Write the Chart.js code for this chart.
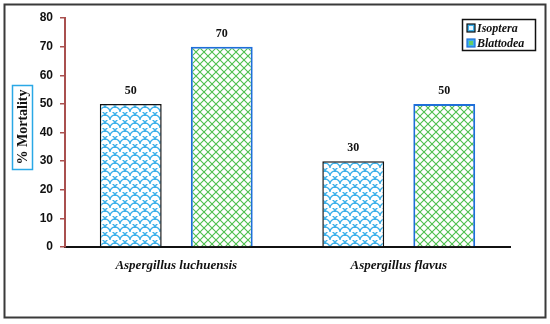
<!DOCTYPE html>
<html>
<head>
<meta charset="utf-8">
<script src="https://cdn.jsdelivr.net/npm/chart.js@4.4.1/dist/chart.umd.min.js"></script>
<style>
html,body{margin:0;padding:0;background:#fff;}
#wrap{position:relative;width:550px;height:324px;}
</style>
</head>
<body>
<div id="wrap"><canvas id="c" width="550" height="324"></canvas></div>
<script>
const categories = ["Aspergillus luchuensis", "Aspergillus flavus"];
const seriesNames = ["Isoptera", "Blattodea"];
const isopteraValues = [50, 30];
const blattodeaValues = [70, 50];
const yTicks = [0, 10, 20, 30, 40, 50, 60, 70, 80];
const yTitle = "% Mortality";

function scalePattern() {
  const c = document.createElement('canvas');
  c.width = 10; c.height = 8;
  const g = c.getContext('2d');
  g.fillStyle = '#fff'; g.fillRect(0, 0, 10, 8);
  g.strokeStyle = '#3cb0ea'; g.lineWidth = 1.3;
  g.beginPath(); g.arc(5, 8, 5, Math.PI, 2 * Math.PI); g.stroke();
  g.beginPath(); g.arc(0, 4, 5, Math.PI * 1.5, 2 * Math.PI); g.stroke();
  g.beginPath(); g.arc(10, 4, 5, Math.PI, Math.PI * 1.5); g.stroke();
  return g.createPattern(c, 'repeat');
}
function latticePattern() {
  const c = document.createElement('canvas');
  c.width = 8; c.height = 8;
  const g = c.getContext('2d');
  g.fillStyle = '#fff'; g.fillRect(0, 0, 8, 8);
  g.strokeStyle = '#4dbf4d'; g.lineWidth = 1.1;
  g.beginPath(); g.moveTo(0, 0); g.lineTo(8, 8); g.moveTo(8, 0); g.lineTo(0, 8); g.stroke();
  return g.createPattern(c, 'repeat');
}
const patA = scalePattern();
const patB = latticePattern();
const borderA = '#111111';
const borderB = '#1e6fd9';

const decor = {
  id: 'decor',
  afterDraw(chart) {
    const ctx = chart.ctx;
    ctx.save();
    // outer frame
    ctx.strokeStyle = '#3a3a3a'; ctx.lineWidth = 2;
    ctx.strokeRect(4.5, 4.5, 541, 313);
    // value labels
    ctx.fillStyle = '#111';
    ctx.font = 'bold 12px "Liberation Serif"';
    ctx.textAlign = 'center'; ctx.textBaseline = 'bottom';
    chart.data.datasets.forEach((ds, i) => {
      chart.getDatasetMeta(i).data.forEach((bar, j) => {
        ctx.fillText(String(ds.data[j]), bar.x, bar.y - 7);
      });
    });
    // y title with box
    ctx.save();
    ctx.translate(22, 127);
    ctx.rotate(-Math.PI / 2);
    ctx.font = 'bold 14px "Liberation Serif"';
    ctx.textAlign = 'center'; ctx.textBaseline = 'middle';
    ctx.fillStyle = '#111';
    ctx.fillText(yTitle, 0, 1);
    ctx.restore();
    ctx.strokeStyle = '#2aa8e6'; ctx.lineWidth = 1.5;
    ctx.strokeRect(12.5, 85.5, 20, 84);
    // legend
    ctx.strokeStyle = '#111'; ctx.lineWidth = 1.5;
    ctx.strokeRect(462.5, 19.5, 73, 31);
    ctx.font = 'italic bold 12px "Liberation Serif"';
    ctx.textAlign = 'left'; ctx.textBaseline = 'middle';
    chart.data.datasets.forEach((ds, i) => {
      const y = 28 + i * 15;
      ctx.fillStyle = '#3cb0ea';
      ctx.fillRect(467, y - 4, 8, 8);
      ctx.fillStyle = i === 0 ? '#e8f6ff' : '#66cc66';
      ctx.fillRect(469, y - 2, 4, 4);
      ctx.strokeStyle = i === 0 ? '#111' : '#1e6fd9'; ctx.lineWidth = 1.2;
      ctx.strokeRect(467, y - 4, 8, 8);
      ctx.fillStyle = '#111';
      ctx.fillText(ds.label, 477, y + 1);
    });
    ctx.restore();
  }
};

new Chart(document.getElementById('c'), {
  type: 'bar',
  data: {
    labels: categories,
    datasets: [
      { label: seriesNames[0], data: isopteraValues, backgroundColor: patA, borderColor: borderA, borderWidth: 1.5 },
      { label: seriesNames[1], data: blattodeaValues, backgroundColor: patB, borderColor: borderB, borderWidth: 2 }
    ]
  },
  options: {
    responsive: false,
    animation: false,
    devicePixelRatio: 1,
    layout: { padding: { left: 0, right: 40, top: 18, bottom: 0 } },
    plugins: { legend: { display: false }, tooltip: { enabled: false } },
    datasets: { bar: { categoryPercentage: 0.818, barPercentage: 0.68 } },
    scales: {
      x: {
        grid: { display: false },
        border: { display: true, color: '#111', width: 2 },
        ticks: {
          color: '#111', padding: 3,
          font: { family: 'Liberation Serif', size: 13, style: 'italic', weight: 'bold' }
        },
        afterFit(s) { s.height = 77; }
      },
      y: {
        min: 0, max: 80,
        afterBuildTicks(s) { s.ticks = yTicks.map(v => ({ value: v })); },
        grid: { drawOnChartArea: false, color: '#a9504f', tickLength: 5, lineWidth: 1.5 },
        border: { display: true, color: '#a9504f', width: 2 },
        ticks: {
          color: '#111', padding: 7,
          font: { family: 'Liberation Sans', size: 12, weight: 'bold' }
        },
        afterFit(s) { s.width = 65; }
      }
    }
  },
  plugins: [decor]
});
</script>
</body>
</html>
○ ○ ○ ○ ○ ○ ○
▶ _Goal of the exercise_:
Give every line back word for word and leave the pictures out.

▶ _Full response_:
Write the Chart.js code for this chart.
<!DOCTYPE html>
<html>
<head>
<meta charset="utf-8">
<script src="https://cdn.jsdelivr.net/npm/chart.js@4.4.1/dist/chart.umd.min.js"></script>
<style>
html,body{margin:0;padding:0;background:#fff;}
#wrap{position:relative;width:550px;height:324px;}
</style>
</head>
<body>
<div id="wrap"><canvas id="c" width="550" height="324"></canvas></div>
<script>
const categories = ["Aspergillus luchuensis", "Aspergillus flavus"];
const seriesNames = ["Isoptera", "Blattodea"];
const isopteraValues = [50, 30];
const blattodeaValues = [70, 50];
const yTicks = [0, 10, 20, 30, 40, 50, 60, 70, 80];
const yTitle = "% Mortality";

function scalePattern() {
  const c = document.createElement('canvas');
  c.width = 10; c.height = 8;
  const g = c.getContext('2d');
  g.fillStyle = '#fff'; g.fillRect(0, 0, 10, 8);
  g.strokeStyle = '#3cb0ea'; g.lineWidth = 1.3;
  g.beginPath(); g.arc(5, 8, 5, Math.PI, 2 * Math.PI); g.stroke();
  g.beginPath(); g.arc(0, 4, 5, Math.PI * 1.5, 2 * Math.PI); g.stroke();
  g.beginPath(); g.arc(10, 4, 5, Math.PI, Math.PI * 1.5); g.stroke();
  return g.createPattern(c, 'repeat');
}
function latticePattern() {
  const c = document.createElement('canvas');
  c.width = 8; c.height = 8;
  const g = c.getContext('2d');
  g.fillStyle = '#fff'; g.fillRect(0, 0, 8, 8);
  g.strokeStyle = '#4dbf4d'; g.lineWidth = 1.1;
  g.beginPath(); g.moveTo(0, 0); g.lineTo(8, 8); g.moveTo(8, 0); g.lineTo(0, 8); g.stroke();
  return g.createPattern(c, 'repeat');
}
const patA = scalePattern();
const patB = latticePattern();
const borderA = '#111111';
const borderB = '#1e6fd9';

const decor = {
  id: 'decor',
  afterDraw(chart) {
    const ctx = chart.ctx;
    ctx.save();
    // outer frame
    ctx.strokeStyle = '#3a3a3a'; ctx.lineWidth = 2;
    ctx.strokeRect(4.5, 4.5, 541, 313);
    // value labels
    ctx.fillStyle = '#111';
    ctx.font = 'bold 12px "Liberation Serif"';
    ctx.textAlign = 'center'; ctx.textBaseline = 'bottom';
    chart.data.datasets.forEach((ds, i) => {
      chart.getDatasetMeta(i).data.forEach((bar, j) => {
        ctx.fillText(String(ds.data[j]), bar.x, bar.y - 7);
      });
    });
    // y title with box
    ctx.save();
    ctx.translate(22, 127);
    ctx.rotate(-Math.PI / 2);
    ctx.font = 'bold 14px "Liberation Serif"';
    ctx.textAlign = 'center'; ctx.textBaseline = 'middle';
    ctx.fillStyle = '#111';
    ctx.fillText(yTitle, 0, 1);
    ctx.restore();
    ctx.strokeStyle = '#2aa8e6'; ctx.lineWidth = 1.5;
    ctx.strokeRect(12.5, 85.5, 20, 84);
    // legend
    ctx.strokeStyle = '#111'; ctx.lineWidth = 1.5;
    ctx.strokeRect(462.5, 19.5, 73, 31);
    ctx.font = 'italic bold 12px "Liberation Serif"';
    ctx.textAlign = 'left'; ctx.textBaseline = 'middle';
    chart.data.datasets.forEach((ds, i) => {
      const y = 28 + i * 15;
      ctx.fillStyle = '#3cb0ea';
      ctx.fillRect(467, y - 4, 8, 8);
      ctx.fillStyle = i === 0 ? '#e8f6ff' : '#66cc66';
      ctx.fillRect(469, y - 2, 4, 4);
      ctx.strokeStyle = i === 0 ? '#111' : '#1e6fd9'; ctx.lineWidth = 1.2;
      ctx.strokeRect(467, y - 4, 8, 8);
      ctx.fillStyle = '#111';
      ctx.fillText(ds.label, 477, y + 1);
    });
    ctx.restore();
  }
};

new Chart(document.getElementById('c'), {
  type: 'bar',
  data: {
    labels: categories,
    datasets: [
      { label: seriesNames[0], data: isopteraValues, backgroundColor: patA, borderColor: borderA, borderWidth: 1.5 },
      { label: seriesNames[1], data: blattodeaValues, backgroundColor: patB, borderColor: borderB, borderWidth: 2 }
    ]
  },
  options: {
    responsive: false,
    animation: false,
    devicePixelRatio: 1,
    layout: { padding: { left: 0, right: 40, top: 18, bottom: 0 } },
    plugins: { legend: { display: false }, tooltip: { enabled: false } },
    datasets: { bar: { categoryPercentage: 0.818, barPercentage: 0.68 } },
    scales: {
      x: {
        grid: { display: false },
        border: { display: true, color: '#111', width: 2 },
        ticks: {
          color: '#111', padding: 3,
          font: { family: 'Liberation Serif', size: 13, style: 'italic', weight: 'bold' }
        },
        afterFit(s) { s.height = 77; }
      },
      y: {
        min: 0, max: 80,
        afterBuildTicks(s) { s.ticks = yTicks.map(v => ({ value: v })); },
        grid: { drawOnChartArea: false, color: '#a9504f', tickLength: 5, lineWidth: 1.5 },
        border: { display: true, color: '#a9504f', width: 2 },
        ticks: {
          color: '#111', padding: 7,
          font: { family: 'Liberation Sans', size: 12, weight: 'bold' }
        },
        afterFit(s) { s.width = 65; }
      }
    }
  },
  plugins: [decor]
});
</script>
</body>
</html>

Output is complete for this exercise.